As anyone who has been on Annapurna Circuit treks has no doubt noticed, the majority of the guides are men.  This may be set to change in the future, as people within Nepal are campaigning to increase the numbers of women in the field.  To empower other women to follow in their footsteps, four Nepalese women are making a summit attempt in Annapurna IV in mid-to-late April. Nirma Rai of Solukhumbhu, Munu Gurung of Manang, Saraswati B.K of Kaski, and Shantikala Rai of Solukhumbhu have all been actively involved in adventure tourism for the past seven years, and have also undertaken rock climbing training ahead of their attempt.  They are beginning their climb at Manang – a region that features on Annapurna Circuit treks – and anticipate taking 30 to 40 days to reach the peak.  The expedition is called "Nepalese Women Annapurna Expedition 2011" and is organised by Nepal Mountaineering Association (NMA) Annapurna Chapter, Trekking Agencies’ Association of Nepal (TAAN), and Pokhara-based Women Empowerment Nepal (EWN). Women in the Annapurna region typically conduct domestic work, such as sorting corn.
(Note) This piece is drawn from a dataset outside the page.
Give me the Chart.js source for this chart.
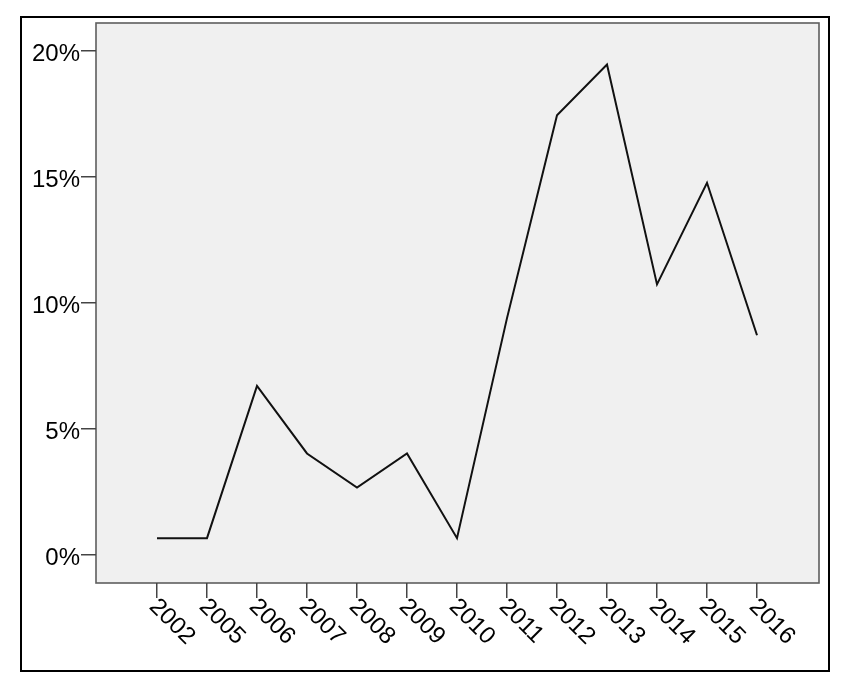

On Annapurna Circuit treks, as well as other treks in the region, women are usually encountered in the tea houses, looking after their guests, or working in the villages and fields. While running a tea house is an important economic role for these women, allowing them to earn an independent income, it is hoped that the "Nepalese Women Annapurna Expedition 2011" will encourage and empower women to pursue careers as mountaineering and trekking guides.

Anyone on Annapurna Circuit treks during April may want to look up at Annapurna IV as they pass the foot of the mountain, and wish the four women every success in their climb. We certainly hope they reach the summit – and that their actions have wide-reaching positive consequences for the women of Nepal's mountains.